Sturm and Guinier present a persuasive case for why testing fails as a fair and credible gauge of merit. In their new approach to selection and inclusion in the workplace, they focus on actual performance on the job as “the best evidence of the ability to perform.” They propose that a period of demonstrating competence and growing into a position should give women and minorities greater opportunities to display their merits and should avert the biases, scars, and resentments that surround tests. At the Center for Gender in Organizations, we study the workplace to see how the dynamics of difference play out for women and minorities, in ways that impact both equity and the effectiveness with which work gets done. We explore what the experience of the “extremely interactive and extended selection process” might be like and how it might still be a test, though a test of a different sort.

Consider the case of “Bernice,” the woman who, as Sturm and Guinier explain, became general counsel of a corporation after sharing the job with two other lawyers for nine months on a temporary basis. She networked with top executives who might not otherwise have seen her in action, showed her mettle by handling crises effectively, and discovered and honed her skills as a team player. To her surprise, she made the “final cut,” and was offered the position.

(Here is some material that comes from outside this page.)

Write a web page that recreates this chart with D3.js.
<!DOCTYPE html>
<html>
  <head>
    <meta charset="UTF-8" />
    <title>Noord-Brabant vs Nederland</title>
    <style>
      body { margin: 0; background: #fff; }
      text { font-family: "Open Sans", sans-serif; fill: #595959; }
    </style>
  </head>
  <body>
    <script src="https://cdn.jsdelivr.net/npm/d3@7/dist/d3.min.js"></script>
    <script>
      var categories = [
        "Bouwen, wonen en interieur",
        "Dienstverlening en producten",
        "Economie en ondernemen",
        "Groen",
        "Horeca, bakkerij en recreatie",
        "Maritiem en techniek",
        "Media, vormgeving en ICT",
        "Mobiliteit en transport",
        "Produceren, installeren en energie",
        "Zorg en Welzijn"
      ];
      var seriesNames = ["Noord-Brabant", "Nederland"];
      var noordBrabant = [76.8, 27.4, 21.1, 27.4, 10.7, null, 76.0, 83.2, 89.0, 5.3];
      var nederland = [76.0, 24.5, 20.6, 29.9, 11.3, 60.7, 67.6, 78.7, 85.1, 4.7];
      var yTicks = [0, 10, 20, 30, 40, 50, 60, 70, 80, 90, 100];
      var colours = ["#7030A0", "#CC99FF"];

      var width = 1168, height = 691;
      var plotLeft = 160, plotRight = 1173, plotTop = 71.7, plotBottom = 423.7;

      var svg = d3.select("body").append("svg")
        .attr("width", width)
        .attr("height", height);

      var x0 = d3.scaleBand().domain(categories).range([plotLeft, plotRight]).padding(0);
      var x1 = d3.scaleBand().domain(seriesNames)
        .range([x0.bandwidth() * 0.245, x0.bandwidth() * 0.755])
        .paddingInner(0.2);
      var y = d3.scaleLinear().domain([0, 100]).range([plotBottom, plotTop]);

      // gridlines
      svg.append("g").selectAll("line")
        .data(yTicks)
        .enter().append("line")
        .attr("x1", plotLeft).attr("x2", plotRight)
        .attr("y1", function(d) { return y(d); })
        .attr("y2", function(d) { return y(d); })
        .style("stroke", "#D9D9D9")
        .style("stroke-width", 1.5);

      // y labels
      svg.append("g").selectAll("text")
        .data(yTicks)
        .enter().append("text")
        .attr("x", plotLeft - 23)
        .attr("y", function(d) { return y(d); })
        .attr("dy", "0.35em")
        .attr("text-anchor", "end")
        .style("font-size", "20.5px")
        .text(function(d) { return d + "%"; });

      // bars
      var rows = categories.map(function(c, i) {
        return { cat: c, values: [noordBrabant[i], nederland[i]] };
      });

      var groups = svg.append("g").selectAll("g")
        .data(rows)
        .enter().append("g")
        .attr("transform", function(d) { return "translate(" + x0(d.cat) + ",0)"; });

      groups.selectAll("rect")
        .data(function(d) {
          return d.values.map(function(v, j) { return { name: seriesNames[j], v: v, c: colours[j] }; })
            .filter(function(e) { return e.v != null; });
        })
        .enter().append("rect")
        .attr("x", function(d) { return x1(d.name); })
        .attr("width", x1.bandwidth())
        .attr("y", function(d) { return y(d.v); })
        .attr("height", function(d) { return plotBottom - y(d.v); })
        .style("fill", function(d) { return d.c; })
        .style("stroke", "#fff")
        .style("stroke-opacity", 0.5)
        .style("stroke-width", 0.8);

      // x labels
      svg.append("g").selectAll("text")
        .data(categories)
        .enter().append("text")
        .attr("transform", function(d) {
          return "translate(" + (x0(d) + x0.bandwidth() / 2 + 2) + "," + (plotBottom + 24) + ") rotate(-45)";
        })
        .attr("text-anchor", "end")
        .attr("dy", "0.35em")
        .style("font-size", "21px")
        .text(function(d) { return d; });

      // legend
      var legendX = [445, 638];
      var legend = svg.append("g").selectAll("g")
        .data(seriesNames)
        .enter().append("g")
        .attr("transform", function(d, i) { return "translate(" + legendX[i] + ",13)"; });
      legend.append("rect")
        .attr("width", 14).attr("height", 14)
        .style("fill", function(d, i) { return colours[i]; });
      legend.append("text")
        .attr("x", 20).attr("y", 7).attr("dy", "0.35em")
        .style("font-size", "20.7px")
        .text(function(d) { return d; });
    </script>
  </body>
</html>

This vignette has several features of interest. All eyes are on Bernice. This pressure might not bring out the best in some candidates (indeed, the fact that Bernice does not really perceive this period as an audition and is surprised at her “win” might be a significant reason for her successful performance). She has to prove herself in a difficult situation in which the criteria are unclear and emergent. The audition has some high stakes. In essence, “it’s still a test.”

And Bernice could trip up on this test in a number of ways. Knowing that she is being watched, she may be concerned about performance, not just her own, but of the group she manages. In our research, we have noticed how being “under the microscope” can cause people to micromanage and tightly control work. Bernice might engage in this behavior, unrepresentative of her true style, as a form of self-protection. But it could be read by others as evidence that she lacks the delegation skills critical for a leader. She will likely be conservative in her actions and avoid taking risks because she is being watched closely. Thus, she might be rated as failing to demonstrate the risk-taking that is regarded as the mark of leadership.

It’s also possible that Bernice will actually demonstrate the special kinds of skills that she can bring to the job, based on her different socialization and standpoint. For example, if she does not know that she is being observed for a promotion, she might practice her own style of coach-like and team-oriented leadership. But top executives, especially if they are a relatively homogenous group, might not see all the benefits this style brings to her work, and might be looking for traditional top-down leadership style instead. In addition, the rules of the game can shift along the way. If there is ambiguity about what constitutes high-level job performance, the pressures to conform spill over into the dress, speech, and demeanor that the contenders under scrutiny are expected to display. If Bernice does not play golf, are her job prospects subtly diminished during this extended test?

Finally, after attaining a position, a candidate from a different background might start to act more like herself, and perhaps make changes that enable the organization to appreciate different and needed types of merit or encourage other women and minorities. Or she might feel compelled to follow the norms of her predecessors. For a lone member of a minority group, the test is never really over. And if the two men who lost this contest to Bernice still bear the familiar resentment that she got the job because she was a woman, then the scrutiny and conformity pressures might feel even more intense. Under these circumstances, it will not be easy to change the organization from the top down.

Rethinking the use of tests is at the heart of this provocative and important essay. We agree, and suggest rethinking even the subtle, elongated, and high-pressure tests that might arise from the proposed alternative. All such tests are still anchored in a world of ranking, contests, and pyramid-shaped hierarchies, with fewer and fewer plum jobs as one approaches the top. Making the tests fairer and more closely linked to actual performance is a first-order fix.

A deeper fix is to rethink tests in all their various forms and the very shape and assumptions of structures that require such testing and selection games. For example, at Bernice’s organization, the nine-month period when three people shared the general counsel job suggests a promising alternative. Job sharing and teams of equals diminish some of the pressures to pick one winner. They enable a mix of different work styles and types of merit to be developed and appreciated without the undercurrent of competition. Job sharing and teamwork can also promote other important ends, like giving employees more time to spend in their family and civic life. The prospects for such changes should not be oversimplified. But they suggest a method of looking at how work gets done, taking the counterproductive politics of competition into account, and using opportunistic moments–like the formation of the three-person general counsel office prompted by a merger–as triggers for small wins that could lead to bigger organizational changes.